Every month, it seems, we get closer to a world full of self-driving cars. Google's tiny self-driving cars keep popping up in new states and cities; Ford and GM keep making strategic investments; and the all-electric Formula E is helping create Roborace, a fantastic-looking autonomous racing series.
So it's almost not surprising that angel investor and Silicon Valley entrepreneur Joshua Schachter recently announced plans to start his own autonomous racing series — though he admits it's going to be much more Mythbusters than Formula One.
"Instead of throwing huge dollars at it like the Roborace guys are — and not to put them down, I want to be very positive about them, but they have 10 teams and an expensive, high-end car — if people showed up with a self-driving jalopy, I’d be thrilled," Schachter says.
"If people showed up with a self-driving jalopy, I’d be thrilled."
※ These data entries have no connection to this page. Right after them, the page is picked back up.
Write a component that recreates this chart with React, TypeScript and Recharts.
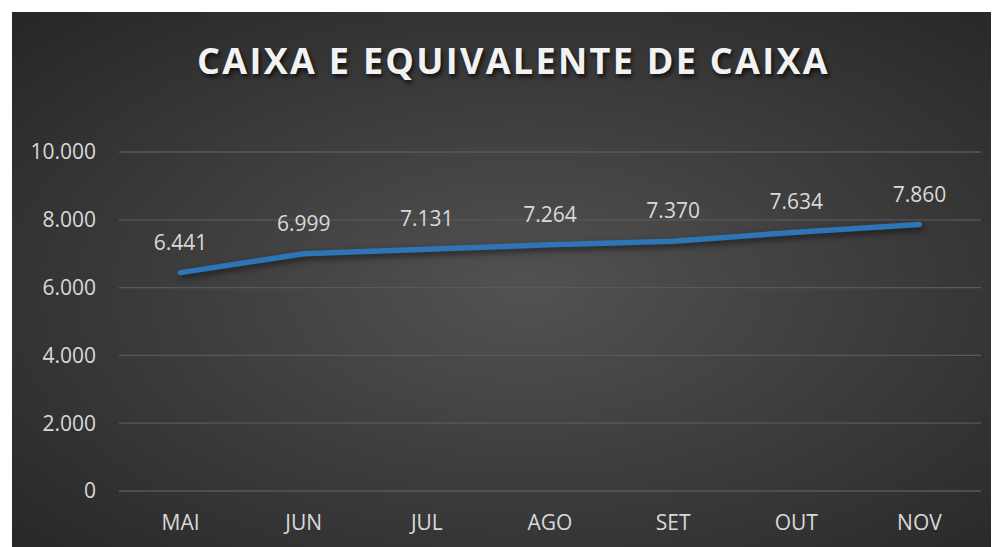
import React from 'react';
import { LineChart, Line, XAxis, YAxis, CartesianGrid, LabelList } from 'recharts';

const months = ['MAI', 'JUN', 'JUL', 'AGO', 'SET', 'OUT', 'NOV'];
const caixa = [6441, 6999, 7131, 7264, 7370, 7634, 7860];
const yTicks = [0, 2000, 4000, 6000, 8000, 10000];
const title = 'CAIXA E EQUIVALENTE DE CAIXA';

const data = months.map((m, i) => ({ month: m, value: caixa[i] }));

const fmt = (v: number) => v.toLocaleString('pt-BR');

const FONT = '"Open Sans", sans-serif';
const TXT = '#d9d9d9';

export default function App() {
  return (
    <div
      style={{
        margin: 4,
        width: 987,
        height: 535,
        position: 'relative',
        background: 'radial-gradient(ellipse at 52% 52%, #525252 0%, #3e3e3e 45%, #262626 100%)',
        fontFamily: FONT,
      }}
    >
      <style>{`.recharts-line-curve { filter: drop-shadow(2px 3px 3px rgba(0,0,0,0.55)); }`}</style>
      <div
        style={{
          position: 'absolute',
          top: 25,
          left: 8,
          width: 987,
          textAlign: 'center',
          color: '#f2f2f2',
          fontSize: 36,
          fontWeight: 700,
          letterSpacing: 2.3,
          fontFamily: FONT,
          textShadow: '2px 3px 4px rgba(0,0,0,0.7)',
          lineHeight: '48px',
        }}
      >
        {title}
      </div>
      <LineChart
        width={987}
        height={535}
        data={data}
        margin={{ top: 140, right: 18, bottom: 0, left: 0 }}
      >
        <CartesianGrid vertical={false} stroke="#595959" strokeWidth={1.3} />
        <XAxis
          dataKey="month"
          scale="band"
          axisLine={false}
          tickLine={false}
          tickSize={0}
          tickMargin={24}
          height={56}
          tick={{ fill: TXT, fontSize: 21, fontFamily: FONT }}
        />
        <YAxis
          domain={[0, 10000]}
          ticks={yTicks}
          width={107}
          axisLine={false}
          tickLine={false}
          tickSize={0}
          tickMargin={23}
          tickFormatter={fmt}
          tick={{ fill: TXT, fontSize: 21, fontFamily: FONT }}
        />
        <Line
          type="linear"
          dataKey="value"
          stroke="#2E75B6"
          strokeWidth={5.5}
          strokeLinecap="round"
          strokeLinejoin="round"
          dot={false}
          activeDot={false}
          isAnimationActive={false}
        >
          <LabelList
            dataKey="value"
            position="top"
            offset={23}
            formatter={(v: number) => fmt(v)}
            style={{ fill: TXT, fontSize: 21, fontFamily: FONT }}
          />
        </Line>
      </LineChart>
    </div>
  );
}
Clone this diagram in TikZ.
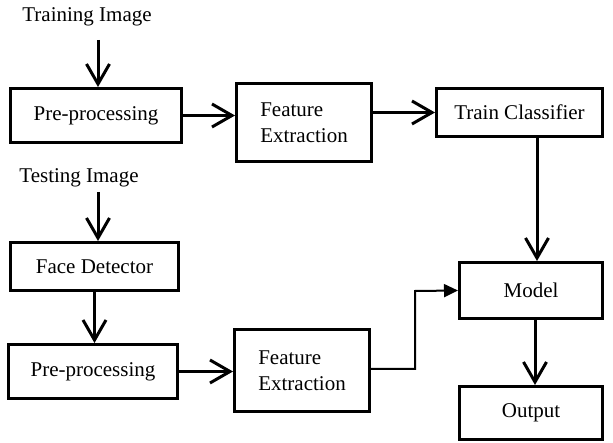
\documentclass[tikz,border=0pt]{standalone}
\usepackage{fontspec}
\setmainfont{Liberation Serif}
\usetikzlibrary{arrows.meta}
\begin{document}
\begin{tikzpicture}[x=1pt,y=-1pt,
  box/.style={draw,line width=3pt,fill=white,inner sep=0pt,align=center,
    font=\fontsize{21}{26}\selectfont},
  lbl/.style={inner sep=0pt,font=\fontsize{21}{26}\selectfont},
  arr/.style={line width=3pt,-{Straight Barb[length=20pt,width=23pt]}},
  thinarr/.style={line width=2pt,-{Triangle[length=14pt,width=13pt]}}]
\useasboundingbox (0,0) rectangle (613,443);
\node[lbl] (train) at (87,17) {Training Image};
\node[lbl] (test) at (79,178) {Testing Image};
\coordinate (tin) at (98,40);
\coordinate (sin) at (98,192);
\node[box,minimum width=171pt,minimum height=54pt] (pp1) at (96,115.5) {Pre-processing};
\node[box,minimum width=135pt,minimum height=78pt,align=left] (fe1) at (304,122.5) {Feature\\Extraction};
\node[box,minimum width=166pt,minimum height=48pt] (tc) at (519.5,112.5) {Train Classifier};
\node[box,minimum width=168pt,minimum height=48pt] (fd) at (94.5,266.5) {Face Detector};
\node[box,minimum width=169pt,minimum height=54pt] (pp2) at (93,371.5) {Pre-processing};
\node[box,minimum width=135pt,minimum height=82pt,align=left] (fe2) at (302,370.5) {Feature\\Extraction};
\node[box,minimum width=143pt,minimum height=56pt] (model) at (531,290.5) {Model};
\node[box,minimum width=143pt,minimum height=53pt] (out) at (531,413) {Output};
\draw[arr] (tin) -- (tin |- pp1.north);
\draw[arr] (pp1.east) -- (pp1.east -| fe1.west);
\draw[arr] (fe1.east |- tc.west) -- (tc.west);
\draw[arr] (sin) -- (sin |- fd.north);
\draw[arr] (fd.south) -- (fd.south |- pp2.north);
\draw[arr] (pp2.east) -- (pp2.east -| fe2.west);
\draw[arr] ([xshift=17.5pt]tc.south) -- ([xshift=17.5pt]tc.south |- model.north);
\draw[arr] ([xshift=4pt]model.south) -- ([xshift=4pt]model.south |- out.north);
\draw[thinarr] ([yshift=1.5pt]fe2.east) -| (415,291) -- (model.west);
\end{tikzpicture}
\end{document}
Schachter might get just that. He says he doesn't want to create a series from the bottom up, which would involve things like designing cars, securing venues and sponsors, and inking content deals. Instead he wants it to be much more casual, essentially hosting an autonomous track day. "I’ll just have an event and see who shows up," Schachter says. "This would let me leverage my rolodex rather than my engineering skill, which is... insufficient."
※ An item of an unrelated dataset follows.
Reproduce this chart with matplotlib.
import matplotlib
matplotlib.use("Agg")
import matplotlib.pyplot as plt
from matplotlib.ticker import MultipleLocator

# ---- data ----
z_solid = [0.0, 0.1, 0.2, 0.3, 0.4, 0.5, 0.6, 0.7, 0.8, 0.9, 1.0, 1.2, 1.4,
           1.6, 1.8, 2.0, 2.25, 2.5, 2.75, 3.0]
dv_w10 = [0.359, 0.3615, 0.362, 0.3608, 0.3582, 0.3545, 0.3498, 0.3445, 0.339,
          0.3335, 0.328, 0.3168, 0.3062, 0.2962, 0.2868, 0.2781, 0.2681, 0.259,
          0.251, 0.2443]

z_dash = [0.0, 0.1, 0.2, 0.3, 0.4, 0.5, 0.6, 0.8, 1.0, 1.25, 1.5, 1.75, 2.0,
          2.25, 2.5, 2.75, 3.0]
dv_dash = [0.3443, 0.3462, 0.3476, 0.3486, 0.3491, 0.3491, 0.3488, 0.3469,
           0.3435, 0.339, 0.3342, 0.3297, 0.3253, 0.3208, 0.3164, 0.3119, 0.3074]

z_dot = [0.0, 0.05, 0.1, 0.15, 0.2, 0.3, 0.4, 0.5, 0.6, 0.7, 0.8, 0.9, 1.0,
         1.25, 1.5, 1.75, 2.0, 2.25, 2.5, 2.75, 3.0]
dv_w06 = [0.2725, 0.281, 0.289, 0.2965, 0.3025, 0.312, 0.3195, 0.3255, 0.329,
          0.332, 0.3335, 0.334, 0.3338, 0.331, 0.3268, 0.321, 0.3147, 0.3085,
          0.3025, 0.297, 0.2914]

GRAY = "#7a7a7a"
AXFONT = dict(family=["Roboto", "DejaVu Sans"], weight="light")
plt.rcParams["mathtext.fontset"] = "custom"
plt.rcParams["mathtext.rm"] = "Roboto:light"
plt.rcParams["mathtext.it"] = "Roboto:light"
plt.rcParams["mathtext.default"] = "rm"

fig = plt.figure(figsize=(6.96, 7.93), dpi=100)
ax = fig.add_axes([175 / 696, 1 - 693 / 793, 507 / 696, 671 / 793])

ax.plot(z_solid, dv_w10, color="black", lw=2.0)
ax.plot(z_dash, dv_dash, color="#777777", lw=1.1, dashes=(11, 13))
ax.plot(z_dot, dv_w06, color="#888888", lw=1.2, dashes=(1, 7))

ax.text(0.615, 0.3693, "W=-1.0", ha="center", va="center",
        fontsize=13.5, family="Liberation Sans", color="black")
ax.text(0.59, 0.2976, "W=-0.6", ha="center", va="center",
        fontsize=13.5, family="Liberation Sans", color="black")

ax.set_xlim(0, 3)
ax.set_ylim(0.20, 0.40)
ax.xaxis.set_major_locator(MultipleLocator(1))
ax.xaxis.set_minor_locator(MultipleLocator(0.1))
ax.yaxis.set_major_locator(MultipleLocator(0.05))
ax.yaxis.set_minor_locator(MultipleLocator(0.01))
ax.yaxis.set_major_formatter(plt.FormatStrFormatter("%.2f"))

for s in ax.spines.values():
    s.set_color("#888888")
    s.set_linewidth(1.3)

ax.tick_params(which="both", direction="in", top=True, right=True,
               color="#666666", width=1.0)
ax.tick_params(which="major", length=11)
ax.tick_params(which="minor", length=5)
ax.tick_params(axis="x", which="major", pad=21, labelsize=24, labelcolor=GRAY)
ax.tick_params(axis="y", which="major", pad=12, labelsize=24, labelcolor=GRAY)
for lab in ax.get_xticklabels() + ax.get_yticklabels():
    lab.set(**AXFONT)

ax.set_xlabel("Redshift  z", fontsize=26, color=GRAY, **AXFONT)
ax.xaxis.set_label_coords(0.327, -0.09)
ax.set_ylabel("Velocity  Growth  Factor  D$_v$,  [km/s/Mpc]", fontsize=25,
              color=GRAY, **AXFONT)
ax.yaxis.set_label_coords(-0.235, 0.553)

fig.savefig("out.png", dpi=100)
Those connections start with Thunderhill Raceway in northern California, a track that Schachter already rents out a few times a year. Schachter is holding the first two self-driving track days on May 28th and 29th on one of Thunderhill's two road courses, though he's paying for them out of pocket. ("Sponsors would be nice," he says, "but i’m not counting on that.") Subsequent events will be held at Thunderhill, too, and Schachter says he'll eventually add things like time trials and actual races into the mix.
Loading up the autonomous go-kart for a day of testing with @carlbass. Just a month till https://t.co/tK5uydbo8q pic.twitter.com/memTUxjU8Q
— Chris Anderson (@chr1sa) April 17, 2016
The idea has also drawn a fair amount of interest from both Silicon Valley and companies that are working on autonomous tech. Chris Anderson, the CEO of drone company 3D Robotics and former editor of Wired, is bringing a self-driving go-kart that he's been working on. Renovo — which showed off a $529,000 electric car at CES in 2015 and also worked on a self-drifting DeLorean — is also scheduled to attend. And Comma.ai, the self-driving tech company started by the famed jailbreaker of the original iPhone, will be there as well.
In total, 11 different groups or companies are already signed up for the first weekend. And while Schachter says he never intends for this to be a spectator sport, it's easy to see how he could continue to draw interest from small companies that don't have the funds to rent (or build) their own testing facilities. And, as the case will be with Roborace, the participants are likely to learn things in the tough, fast track environment that they couldn't learn on their own.
Schachter puts it more bluntly: "we'll make shit in the garage and then do stuff with it."